> [WHAT TO DO]: Restate the lines word for word, from the first line of the records through the line containing "plt.rcParams['font.family'] = ['Liberation". Leave out the pictures and anything after that line.

::: DATA SECTION :::

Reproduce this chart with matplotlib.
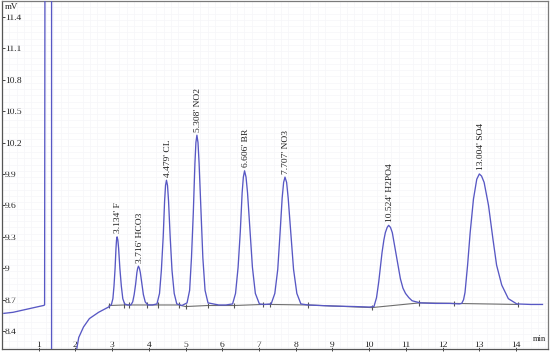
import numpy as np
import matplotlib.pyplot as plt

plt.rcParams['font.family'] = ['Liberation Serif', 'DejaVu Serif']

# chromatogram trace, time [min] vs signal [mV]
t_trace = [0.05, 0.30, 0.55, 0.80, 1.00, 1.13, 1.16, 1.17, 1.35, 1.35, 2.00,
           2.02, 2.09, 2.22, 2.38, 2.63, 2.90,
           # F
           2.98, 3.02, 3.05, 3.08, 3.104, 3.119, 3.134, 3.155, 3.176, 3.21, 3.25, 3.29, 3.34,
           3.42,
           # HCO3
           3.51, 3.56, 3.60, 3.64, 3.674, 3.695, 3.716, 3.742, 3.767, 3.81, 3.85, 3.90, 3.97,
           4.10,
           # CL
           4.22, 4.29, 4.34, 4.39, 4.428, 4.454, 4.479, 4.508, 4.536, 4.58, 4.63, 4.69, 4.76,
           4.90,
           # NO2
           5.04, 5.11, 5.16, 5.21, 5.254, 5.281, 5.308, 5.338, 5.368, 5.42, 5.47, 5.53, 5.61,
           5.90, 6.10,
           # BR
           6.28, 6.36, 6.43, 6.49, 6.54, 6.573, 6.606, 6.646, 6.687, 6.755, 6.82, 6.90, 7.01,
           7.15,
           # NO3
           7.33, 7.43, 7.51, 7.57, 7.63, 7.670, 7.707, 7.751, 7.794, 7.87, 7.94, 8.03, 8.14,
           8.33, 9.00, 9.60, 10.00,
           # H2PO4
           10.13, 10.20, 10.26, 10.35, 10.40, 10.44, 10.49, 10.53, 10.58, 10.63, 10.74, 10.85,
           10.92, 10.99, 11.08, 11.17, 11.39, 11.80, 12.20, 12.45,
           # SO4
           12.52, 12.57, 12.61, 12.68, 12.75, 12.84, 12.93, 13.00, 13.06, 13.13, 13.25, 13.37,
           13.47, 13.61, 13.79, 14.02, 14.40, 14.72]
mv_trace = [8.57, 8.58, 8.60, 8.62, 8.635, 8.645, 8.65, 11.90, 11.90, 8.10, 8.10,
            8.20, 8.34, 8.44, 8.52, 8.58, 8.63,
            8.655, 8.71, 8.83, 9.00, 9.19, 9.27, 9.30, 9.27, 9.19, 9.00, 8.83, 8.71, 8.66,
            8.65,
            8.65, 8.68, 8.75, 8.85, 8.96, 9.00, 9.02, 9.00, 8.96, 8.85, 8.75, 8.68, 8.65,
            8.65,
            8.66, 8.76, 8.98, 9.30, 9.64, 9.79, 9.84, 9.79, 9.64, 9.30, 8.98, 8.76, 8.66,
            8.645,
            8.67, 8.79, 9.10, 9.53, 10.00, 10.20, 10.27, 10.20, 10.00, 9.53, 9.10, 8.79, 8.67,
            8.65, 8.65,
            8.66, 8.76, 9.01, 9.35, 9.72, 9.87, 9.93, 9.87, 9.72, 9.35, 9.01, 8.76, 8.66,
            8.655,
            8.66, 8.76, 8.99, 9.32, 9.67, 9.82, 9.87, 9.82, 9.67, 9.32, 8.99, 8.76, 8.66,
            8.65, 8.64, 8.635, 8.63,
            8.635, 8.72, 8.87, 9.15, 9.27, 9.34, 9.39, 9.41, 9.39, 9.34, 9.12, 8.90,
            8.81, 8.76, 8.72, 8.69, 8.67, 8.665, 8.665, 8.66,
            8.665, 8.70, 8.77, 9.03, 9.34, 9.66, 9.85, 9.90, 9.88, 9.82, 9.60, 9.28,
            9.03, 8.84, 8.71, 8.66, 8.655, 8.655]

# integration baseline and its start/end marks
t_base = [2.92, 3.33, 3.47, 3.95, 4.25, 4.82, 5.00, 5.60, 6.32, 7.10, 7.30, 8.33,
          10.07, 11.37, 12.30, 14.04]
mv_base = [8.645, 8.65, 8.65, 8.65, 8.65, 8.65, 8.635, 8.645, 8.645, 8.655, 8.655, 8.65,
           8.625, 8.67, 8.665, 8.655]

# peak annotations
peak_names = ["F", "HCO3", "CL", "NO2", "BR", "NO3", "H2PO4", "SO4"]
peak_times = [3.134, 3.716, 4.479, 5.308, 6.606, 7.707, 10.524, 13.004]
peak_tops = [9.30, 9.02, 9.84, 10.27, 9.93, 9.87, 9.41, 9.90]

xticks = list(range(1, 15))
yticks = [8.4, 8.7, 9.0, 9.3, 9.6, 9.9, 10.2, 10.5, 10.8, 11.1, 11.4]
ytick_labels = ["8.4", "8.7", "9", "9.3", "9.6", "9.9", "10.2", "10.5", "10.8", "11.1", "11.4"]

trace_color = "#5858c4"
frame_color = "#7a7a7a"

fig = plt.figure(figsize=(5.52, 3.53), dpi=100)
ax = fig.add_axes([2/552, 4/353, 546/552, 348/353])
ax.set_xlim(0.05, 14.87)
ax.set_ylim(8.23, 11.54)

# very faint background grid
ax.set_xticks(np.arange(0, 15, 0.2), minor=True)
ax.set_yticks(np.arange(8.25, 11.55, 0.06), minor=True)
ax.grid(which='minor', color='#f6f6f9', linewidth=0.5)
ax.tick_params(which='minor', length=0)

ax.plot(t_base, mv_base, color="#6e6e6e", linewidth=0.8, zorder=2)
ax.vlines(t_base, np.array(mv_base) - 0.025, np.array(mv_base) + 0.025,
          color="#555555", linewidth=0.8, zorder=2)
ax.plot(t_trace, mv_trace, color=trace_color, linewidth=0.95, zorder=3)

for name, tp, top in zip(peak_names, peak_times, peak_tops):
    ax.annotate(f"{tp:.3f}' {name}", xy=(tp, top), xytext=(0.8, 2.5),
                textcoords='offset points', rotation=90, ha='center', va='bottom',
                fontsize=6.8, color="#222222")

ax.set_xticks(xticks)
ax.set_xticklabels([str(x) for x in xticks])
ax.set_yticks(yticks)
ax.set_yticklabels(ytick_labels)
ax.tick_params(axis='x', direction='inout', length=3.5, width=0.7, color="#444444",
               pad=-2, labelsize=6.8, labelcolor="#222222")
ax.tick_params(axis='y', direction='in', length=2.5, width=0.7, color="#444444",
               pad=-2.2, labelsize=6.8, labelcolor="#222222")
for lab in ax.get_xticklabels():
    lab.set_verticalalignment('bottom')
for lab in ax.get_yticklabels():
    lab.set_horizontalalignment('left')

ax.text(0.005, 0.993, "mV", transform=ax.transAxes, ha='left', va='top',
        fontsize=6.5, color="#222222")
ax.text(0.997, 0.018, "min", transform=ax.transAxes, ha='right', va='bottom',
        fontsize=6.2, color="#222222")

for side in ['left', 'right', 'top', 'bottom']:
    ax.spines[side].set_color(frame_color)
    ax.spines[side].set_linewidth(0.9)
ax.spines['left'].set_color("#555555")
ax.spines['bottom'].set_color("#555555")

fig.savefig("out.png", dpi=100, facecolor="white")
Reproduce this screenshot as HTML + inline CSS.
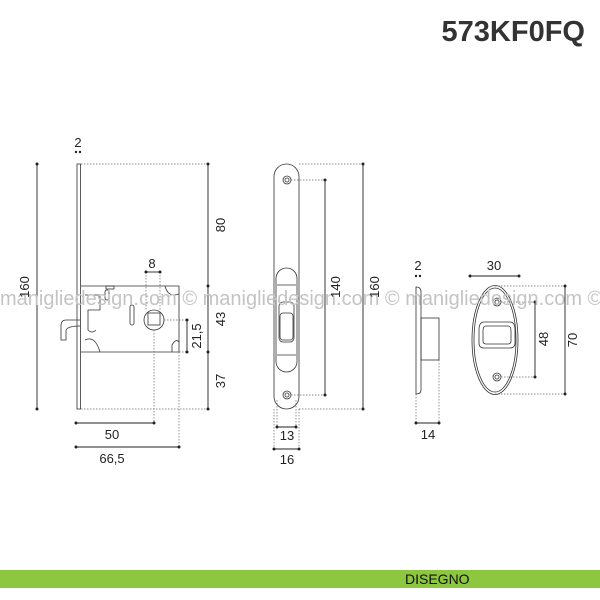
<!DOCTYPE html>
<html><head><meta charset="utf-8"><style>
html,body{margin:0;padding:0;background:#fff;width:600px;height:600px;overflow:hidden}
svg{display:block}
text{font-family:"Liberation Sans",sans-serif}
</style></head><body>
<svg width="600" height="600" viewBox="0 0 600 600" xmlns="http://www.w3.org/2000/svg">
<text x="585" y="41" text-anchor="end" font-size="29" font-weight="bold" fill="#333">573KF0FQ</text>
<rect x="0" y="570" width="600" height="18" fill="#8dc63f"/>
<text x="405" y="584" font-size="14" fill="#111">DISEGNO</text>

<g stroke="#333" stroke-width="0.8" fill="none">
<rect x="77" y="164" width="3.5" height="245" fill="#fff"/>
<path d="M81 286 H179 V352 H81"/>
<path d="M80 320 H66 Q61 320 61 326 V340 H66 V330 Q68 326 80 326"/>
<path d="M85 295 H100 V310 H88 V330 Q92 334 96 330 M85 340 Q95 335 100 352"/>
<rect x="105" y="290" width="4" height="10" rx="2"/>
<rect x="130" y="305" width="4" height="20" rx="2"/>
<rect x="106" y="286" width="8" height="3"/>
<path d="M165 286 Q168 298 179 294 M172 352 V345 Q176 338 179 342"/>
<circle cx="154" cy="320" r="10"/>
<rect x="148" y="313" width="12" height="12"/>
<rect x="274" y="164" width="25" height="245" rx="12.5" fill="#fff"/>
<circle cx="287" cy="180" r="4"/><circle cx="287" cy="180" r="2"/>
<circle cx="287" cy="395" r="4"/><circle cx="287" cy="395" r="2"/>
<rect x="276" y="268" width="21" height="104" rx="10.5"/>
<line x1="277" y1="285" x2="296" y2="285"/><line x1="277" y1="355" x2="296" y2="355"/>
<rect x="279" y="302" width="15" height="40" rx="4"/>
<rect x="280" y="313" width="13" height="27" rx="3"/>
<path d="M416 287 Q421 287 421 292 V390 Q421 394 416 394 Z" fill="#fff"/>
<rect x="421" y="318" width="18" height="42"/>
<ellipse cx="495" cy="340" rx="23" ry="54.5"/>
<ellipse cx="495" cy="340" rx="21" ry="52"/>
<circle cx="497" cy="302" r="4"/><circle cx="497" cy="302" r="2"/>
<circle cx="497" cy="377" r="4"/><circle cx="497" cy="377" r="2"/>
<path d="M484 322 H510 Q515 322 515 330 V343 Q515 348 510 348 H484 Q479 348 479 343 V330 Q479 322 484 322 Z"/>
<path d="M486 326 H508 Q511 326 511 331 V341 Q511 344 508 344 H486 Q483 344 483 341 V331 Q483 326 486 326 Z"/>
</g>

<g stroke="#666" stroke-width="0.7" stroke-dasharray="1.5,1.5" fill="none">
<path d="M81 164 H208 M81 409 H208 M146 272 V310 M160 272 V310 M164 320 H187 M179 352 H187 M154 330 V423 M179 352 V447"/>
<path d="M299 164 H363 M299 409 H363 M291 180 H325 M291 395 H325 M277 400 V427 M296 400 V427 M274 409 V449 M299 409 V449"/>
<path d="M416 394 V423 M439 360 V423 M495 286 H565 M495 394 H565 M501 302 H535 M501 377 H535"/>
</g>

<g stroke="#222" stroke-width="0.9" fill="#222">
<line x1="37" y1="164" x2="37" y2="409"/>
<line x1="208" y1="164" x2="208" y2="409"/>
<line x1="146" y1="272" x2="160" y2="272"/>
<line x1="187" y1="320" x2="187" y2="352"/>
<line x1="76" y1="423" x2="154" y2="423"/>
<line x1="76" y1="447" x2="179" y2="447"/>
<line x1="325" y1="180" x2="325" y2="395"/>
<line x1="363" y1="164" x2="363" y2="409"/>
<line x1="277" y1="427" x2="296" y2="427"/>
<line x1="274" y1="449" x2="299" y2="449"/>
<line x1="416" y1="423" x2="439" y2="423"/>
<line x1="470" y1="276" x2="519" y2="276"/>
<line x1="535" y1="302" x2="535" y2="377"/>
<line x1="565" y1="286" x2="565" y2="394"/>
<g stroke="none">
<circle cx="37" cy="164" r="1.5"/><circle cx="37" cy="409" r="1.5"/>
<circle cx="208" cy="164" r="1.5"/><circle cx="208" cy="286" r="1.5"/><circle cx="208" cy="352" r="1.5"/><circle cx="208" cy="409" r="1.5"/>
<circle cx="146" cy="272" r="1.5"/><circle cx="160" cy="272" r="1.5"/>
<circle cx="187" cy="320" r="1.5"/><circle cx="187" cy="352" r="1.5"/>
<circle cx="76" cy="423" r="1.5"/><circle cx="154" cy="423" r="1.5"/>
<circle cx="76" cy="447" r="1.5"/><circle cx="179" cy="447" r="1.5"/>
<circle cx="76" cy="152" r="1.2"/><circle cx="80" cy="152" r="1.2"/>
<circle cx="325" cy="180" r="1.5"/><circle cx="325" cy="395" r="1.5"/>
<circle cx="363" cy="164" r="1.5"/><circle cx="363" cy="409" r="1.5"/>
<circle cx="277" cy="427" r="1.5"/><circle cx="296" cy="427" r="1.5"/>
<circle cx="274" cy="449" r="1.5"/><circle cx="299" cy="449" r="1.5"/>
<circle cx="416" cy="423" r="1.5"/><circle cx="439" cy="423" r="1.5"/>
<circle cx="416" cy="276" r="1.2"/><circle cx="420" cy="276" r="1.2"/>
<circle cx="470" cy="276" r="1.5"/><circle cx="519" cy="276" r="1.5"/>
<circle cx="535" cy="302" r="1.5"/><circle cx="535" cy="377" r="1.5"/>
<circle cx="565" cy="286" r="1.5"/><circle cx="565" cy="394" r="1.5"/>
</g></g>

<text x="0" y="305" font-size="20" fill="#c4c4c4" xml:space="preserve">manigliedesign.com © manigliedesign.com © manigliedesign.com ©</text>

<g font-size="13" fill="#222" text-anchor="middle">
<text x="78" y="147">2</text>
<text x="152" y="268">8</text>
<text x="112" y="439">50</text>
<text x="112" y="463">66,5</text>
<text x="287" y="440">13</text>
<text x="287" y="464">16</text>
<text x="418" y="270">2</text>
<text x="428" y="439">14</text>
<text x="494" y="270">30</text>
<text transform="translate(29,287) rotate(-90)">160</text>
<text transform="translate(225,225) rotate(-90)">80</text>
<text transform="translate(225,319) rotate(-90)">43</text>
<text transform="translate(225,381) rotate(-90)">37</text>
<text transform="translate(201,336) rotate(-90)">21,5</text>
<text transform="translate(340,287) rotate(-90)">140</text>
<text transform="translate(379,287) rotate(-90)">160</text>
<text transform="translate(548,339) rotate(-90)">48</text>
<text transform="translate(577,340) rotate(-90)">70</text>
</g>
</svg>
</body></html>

:::

> [FULL ANSWER]:
Reproduce this chart with matplotlib.
import numpy as np
import matplotlib.pyplot as plt

plt.rcParams['font.family'] = ['Liberation Serif', 'DejaVu Serif']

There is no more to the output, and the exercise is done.